Vermont, which along with Oregon is the only state to pass laws affirming reproductive rights throughout pregnancy, is aiming to go even further. A proposed amendment to the state constitution—Proposal 5, or the Reproductive Liberty Amendment—easily passed both houses of the Democrat-dominated state Legislature in 2019.

Under Vermont law, lawmakers must approve a constitutional amendment during two successive legislative sessions with an election in between. The state House—which passed the bill by a vote of 106-38 in May 2019—is expected to vote on the measure next month.

Proposal 5 affirms that “the right to reproductive liberty is central to the exercise of personal autonomy and involves decisions people should be able to make free from compulsion of the state,” and that “enshrining this right in the constitution is critical to ensuring equal protection and treatment under the law and upholding the right of all people to health, dignity, independence, and freedom.”

“In my mind, there should be no question where Vermont stands with regard to its core values and fundamental rights,” state Rep. Ann Pugh (D-59) told the Associated Press. “And for those rights and responsibilities and values to be protected more definitively, they need to be enshrined in our state constitution.”

Lucy Leriche, Planned Parenthood Vermont Action Fund’s vice president of public affairs, told VT Digger earlier this month that three years ago, many Vermonters questioned the need for a constitutional amendment to protect reproductive rights in one of the nation’s most progressive states. And in 2019, Vermont voters approved Act 47, a law which “recognizes an individual’s fundamental right to reproductive choice.”

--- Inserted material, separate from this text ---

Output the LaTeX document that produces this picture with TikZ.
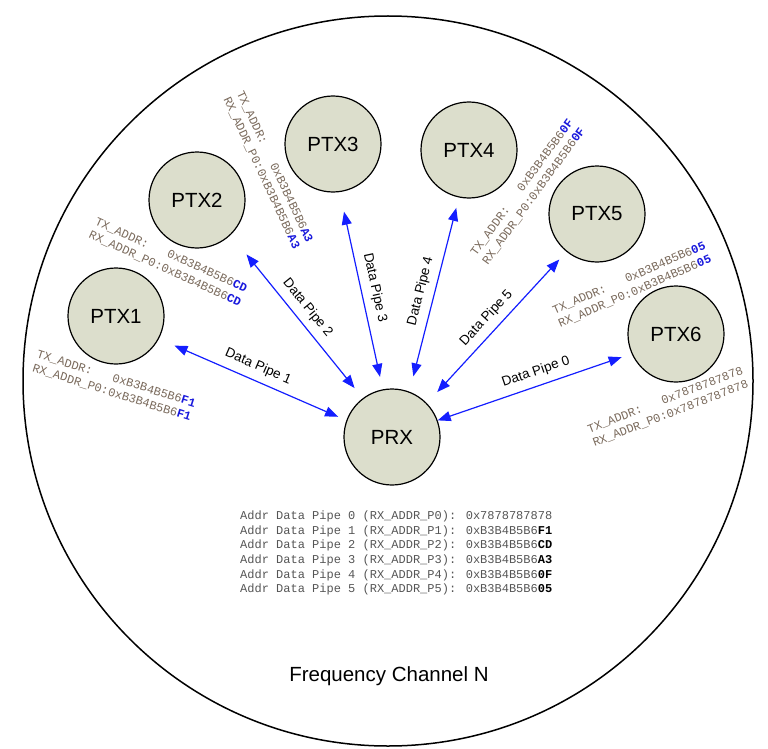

However, Leriche noted that laws can be overturned, and with Roe imperiled, she said “the stars are aligned” for action.

“I think there’s been a sense of complacency,” she said. “I think this is a wake-up call. This is a clarion call to all of us. And I think people are activated and waking up and realizing that this is not something we can take for granted.”

“I kind of can’t believe that we’re here after nearly a half a century of this,” Leriche added, “this right being established and reaffirmed by the U.S. Supreme Court, that we’re actually in a moment where our constitution has been politicized to the point where we are looking at taking away a fundamental right that people have had for nearly a half a century.”

While Democrat-led states are taking action to affirm and expand abortion rights, advocates are also pressuring the U.S. Senate to codify Roe at the federal level by passing the House-approved Women’s Health Protection Act—even if it requires reforming or abolishing the filibuster.